What is required: Please write out the lines of the data exactly, beginning with the first and ending with the line containing "Chart.register(...registerables);"; leave the pictures behind.

:: Task inputs ::

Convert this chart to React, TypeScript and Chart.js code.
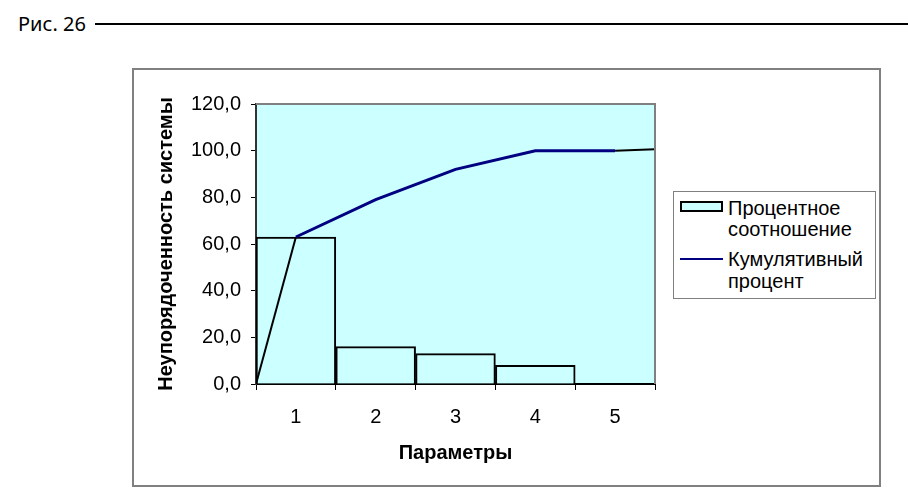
import React, { useEffect, useRef } from "react";
import { Chart, registerables } from "chart.js";

Chart.register(...registerables);

const categories = ["1", "2", "3", "4", "5"];
const percentShare = [63, 16, 13, 8, 0];
const cumulativePercent = [63, 79, 92, 100, 100];
const leadInLine = [
  { x: 0.5, y: 0 },
  { x: 1, y: 63 },
];
const leadOutLine = [
  { x: 5, y: 100 },
  { x: 5.5, y: 100.6 },
];
const yTicks = { min: 0, max: 120, step: 20 };

const FONT = "'Liberation Sans', Arial, sans-serif";

const plotBg = {
  id: "plotBg",
  beforeDraw(chart: any) {
    const { ctx, chartArea: a } = chart;
    ctx.save();
    ctx.fillStyle = "#CCFFFF";
    ctx.fillRect(a.left, a.top, a.right - a.left, a.bottom - a.top);
    ctx.restore();
  },
  afterDatasetsDraw(chart: any) {
    const { ctx, chartArea: a } = chart;
    ctx.save();
    ctx.strokeStyle = "#808080";
    ctx.lineWidth = 2;
    ctx.beginPath();
    ctx.moveTo(a.left, a.top);
    ctx.lineTo(a.right, a.top);
    ctx.lineTo(a.right, a.bottom);
    ctx.stroke();
    ctx.restore();
  },
};

export default function App() {
  const ref = useRef<HTMLCanvasElement | null>(null);

  useEffect(() => {
    if (!ref.current) return;
    const chart = new Chart(ref.current, {
      type: "bar",
      data: {
        labels: categories,
        datasets: [
          {
            type: "line",
            label: "Кумулятивный процент",
            data: cumulativePercent.map((v, i) => ({ x: i + 1, y: v })),
            xAxisID: "x2",
            yAxisID: "y",
            borderColor: "#000080",
            borderWidth: 3,
            pointRadius: 0,
            tension: 0,
            order: 0,
          } as any,
          {
            type: "line",
            label: "lead-in",
            data: leadInLine,
            xAxisID: "x2",
            yAxisID: "y",
            borderColor: "#000000",
            borderWidth: 2,
            pointRadius: 0,
            order: 1,
          } as any,
          {
            type: "line",
            label: "lead-out",
            data: leadOutLine,
            xAxisID: "x2",
            yAxisID: "y",
            borderColor: "#000000",
            borderWidth: 2,
            pointRadius: 0,
            order: 1,
          } as any,
          {
            type: "bar",
            label: "Процентное соотношение",
            data: percentShare,
            xAxisID: "x",
            yAxisID: "y",
            backgroundColor: "#CCFFFF",
            borderColor: "#000000",
            borderWidth: 2,
            borderSkipped: "start",
            grouped: false,
            categoryPercentage: 1,
            barPercentage: 1,
            order: 2,
          } as any,
        ],
      },
      options: {
        animation: false,
        responsive: false,
        layout: { padding: { top: 34, right: 224, bottom: 0, left: 0 } },
        plugins: { legend: { display: false }, tooltip: { enabled: false } },
        scales: {
          x: {
            type: "category",
            offset: true,
            afterFit: (s: any) => {
              s.height = 101;
            },
            grid: {
              offset: true,
              drawOnChartArea: false,
              drawTicks: true,
              tickLength: 6,
              color: "#000000",
            },
            border: { display: true, color: "#000000", width: 2 },
            ticks: { color: "#000000", font: { family: FONT, size: 20 }, padding: 15 },
            title: {
              display: true,
              text: "Параметры",
              color: "#000000",
              font: { family: FONT, size: 20, weight: "bold" },
              padding: { top: 0, bottom: 20 },
            },
          },
          x2: {
            type: "linear",
            position: "bottom",
            min: 0.5,
            max: 5.5,
            offset: false,
            display: false,
          },
          y: {
            min: yTicks.min,
            max: yTicks.max,
            afterFit: (s: any) => {
              s.width = 122;
            },
            grid: {
              drawOnChartArea: false,
              drawTicks: true,
              tickLength: 5,
              color: "#000000",
            },
            border: { display: true, color: "#333333", width: 2 },
            ticks: {
              stepSize: yTicks.step,
              color: "#000000",
              font: { family: FONT, size: 20 },
              padding: 10,
              callback: (v: any) => Number(v).toFixed(1).replace(".", ","),
            },
            title: {
              display: true,
              text: "Неупорядоченность системы",
              color: "#000000",
              font: { family: FONT, size: 20, weight: "bold" },
              padding: { top: 20, bottom: 0 },
            },
          },
        },
      } as any,
      plugins: [plotBg],
    });
    return () => chart.destroy();
  }, []);

  const legendText: React.CSSProperties = {
    position: "absolute",
    left: 728,
    fontFamily: FONT,
    fontSize: 20,
    lineHeight: "21px",
    color: "#000",
    whiteSpace: "nowrap",
  };

  return (
    <div style={{ position: "absolute", left: 0, top: 0, width: 908, height: 498, background: "#fff", overflow: "hidden" }}>
      <div
        style={{
          position: "absolute",
          left: 18,
          top: 11,
          fontFamily: "'Noto Sans', sans-serif",
          fontSize: 20,
          lineHeight: "26px",
          color: "#000",
        }}
      >
        Рис. 26
      </div>
      <div style={{ position: "absolute", left: 95, top: 23, width: 813, height: 2, background: "#000" }} />
      <div
        style={{
          position: "absolute",
          left: 132,
          top: 68,
          width: 749,
          height: 419,
          boxSizing: "border-box",
          border: "2px solid #808080",
        }}
      />
      <canvas
        ref={ref}
        width={745}
        height={415}
        style={{ position: "absolute", left: 134, top: 70, width: 745, height: 415 }}
      />
      <div
        style={{
          position: "absolute",
          left: 673,
          top: 191,
          width: 203,
          height: 108,
          boxSizing: "border-box",
          border: "1px solid #808080",
          background: "#fff",
        }}
      />
      <div
        style={{
          position: "absolute",
          left: 680,
          top: 201,
          width: 43,
          height: 11,
          boxSizing: "border-box",
          border: "2px solid #000",
          background: "#CCFFFF",
        }}
      />
      <div style={{ ...legendText, top: 198 }}>Процентное</div>
      <div style={{ ...legendText, top: 219 }}>соотношение</div>
      <div style={{ position: "absolute", left: 680, top: 258, width: 43, height: 2, background: "#000080" }} />
      <div style={{ ...legendText, top: 249 }}>Кумулятивный</div>
      <div style={{ ...legendText, top: 271 }}>процент</div>
    </div>
  );
}
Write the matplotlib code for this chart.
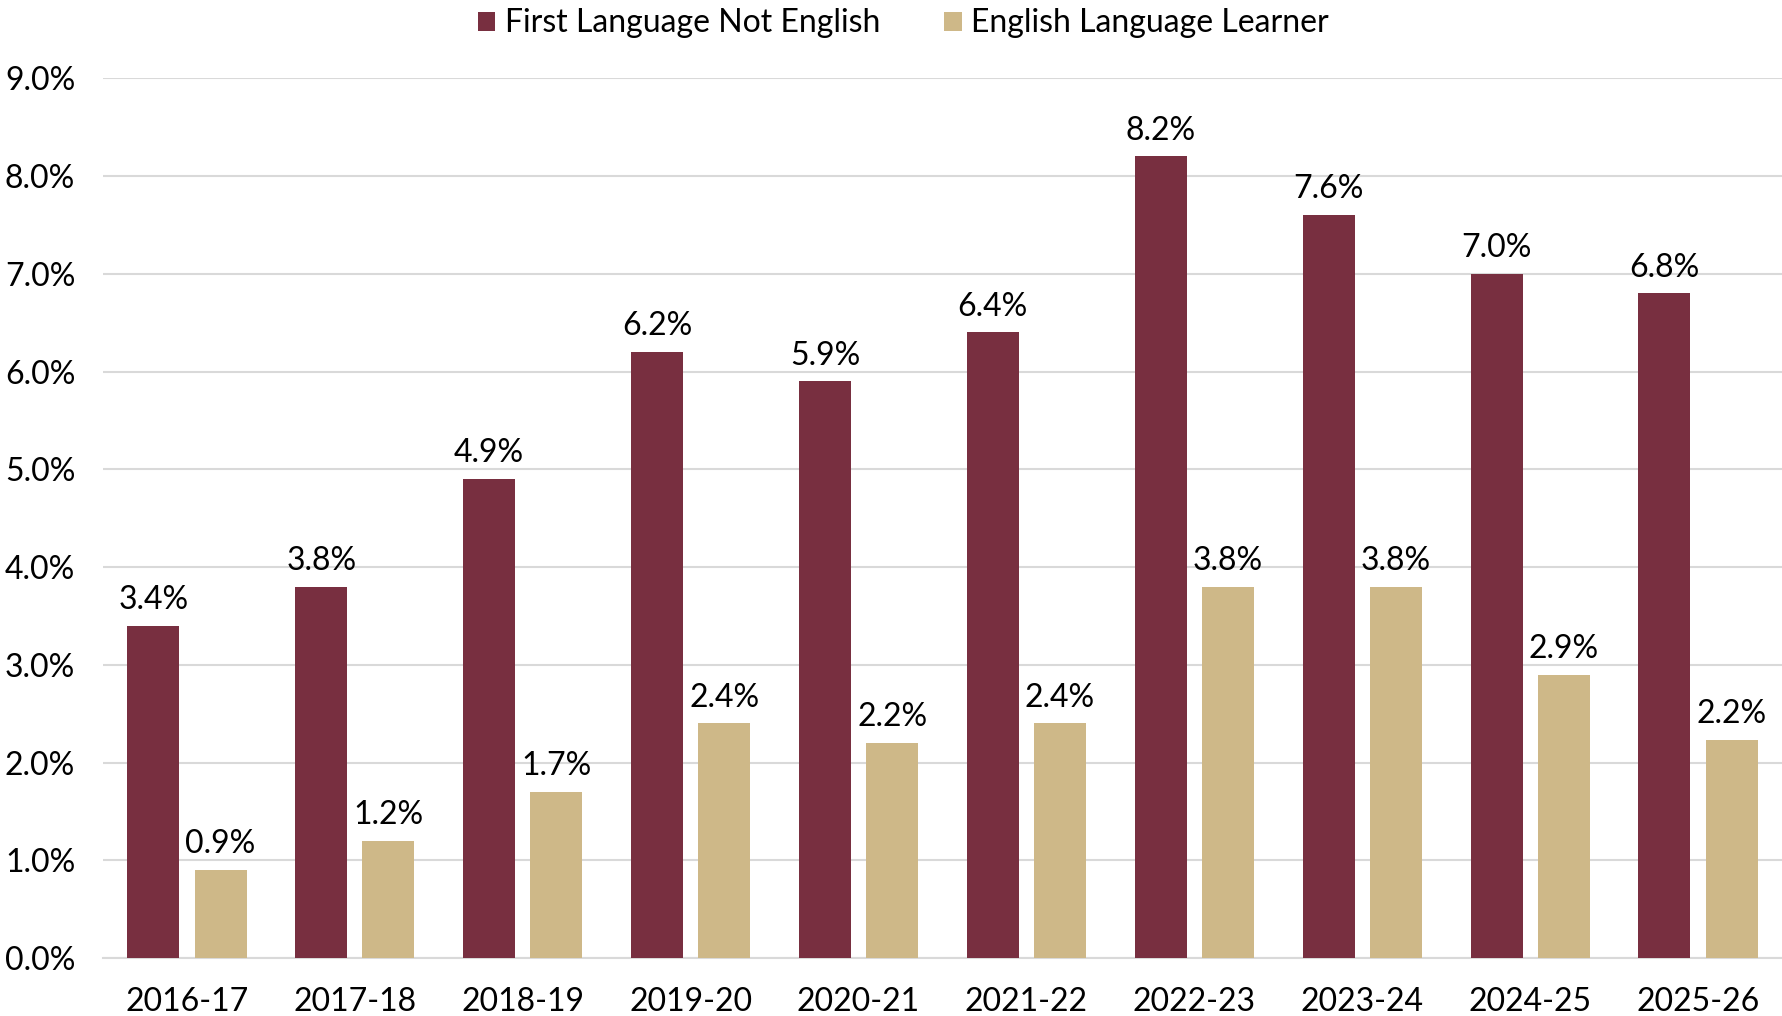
import matplotlib
import matplotlib.pyplot as plt
import numpy as np

matplotlib.use('Agg')

plt.rcParams['font.family'] = ['Lato', 'DejaVu Sans']

years = ['2016-17', '2017-18', '2018-19', '2019-20', '2020-21',
         '2021-22', '2022-23', '2023-24', '2024-25', '2025-26']
first_lang = [3.4, 3.8, 4.9, 6.2, 5.9, 6.4, 8.2, 7.6, 7.0, 6.8]
ell = [0.9, 1.2, 1.7, 2.4, 2.2, 2.4, 3.8, 3.8, 2.9, 2.23]

maroon = '#782F40'
gold = '#CEB888'
grid_color = '#D9D9D9'
fs = 23

fig = plt.figure(figsize=(17.82, 10.16), dpi=100)
ax = fig.add_axes([0.0578, 0.057, 0.9422, 0.866])

x = np.arange(len(years))
w = 0.31
off = 0.2
b1 = ax.bar(x - off, first_lang, w, color=maroon, label='First Language Not English', zorder=3)
b2 = ax.bar(x + off, ell, w, color=gold, label='English Language Learner', zorder=3)

for bars, vals in ((b1, first_lang), (b2, ell)):
    for rect, v in zip(bars, vals):
        ax.annotate(f'{v:.1f}%', (rect.get_x() + rect.get_width() / 2, v),
                    xytext=(0, 12), textcoords='offset points',
                    ha='center', va='baseline', fontsize=fs, color='black')

ax.set_xlim(-0.5, 9.5)
ax.set_ylim(0, 9)
ax.set_yticks(np.arange(0, 10, 1))
ax.set_yticklabels([f'{t:.1f}%' for t in range(10)], fontsize=fs)
ax.set_xticks(x)
ax.set_xticklabels(years, fontsize=fs)
ax.tick_params(axis='both', length=0)
ax.tick_params(axis='y', pad=20)
ax.tick_params(axis='x', pad=21)

ax.yaxis.grid(True, color=grid_color, linewidth=1.5, zorder=0)
for side in ('top', 'right', 'left'):
    ax.spines[side].set_visible(False)
ax.spines['bottom'].set_color(grid_color)
ax.spines['bottom'].set_linewidth(1.5)

fig.legend(loc='upper center', bbox_to_anchor=(0.507, 1.02), ncol=2,
           frameon=False, fontsize=fs, handlelength=0.55, handleheight=0.55,
           handletextpad=0.3, columnspacing=2.0)

fig.savefig('out.png', dpi=100)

:::

Task answer:
Convert this chart to React, TypeScript and Chart.js code.
import React, { useEffect, useRef } from "react";
import { Chart, registerables } from "chart.js";

Chart.register(...registerables);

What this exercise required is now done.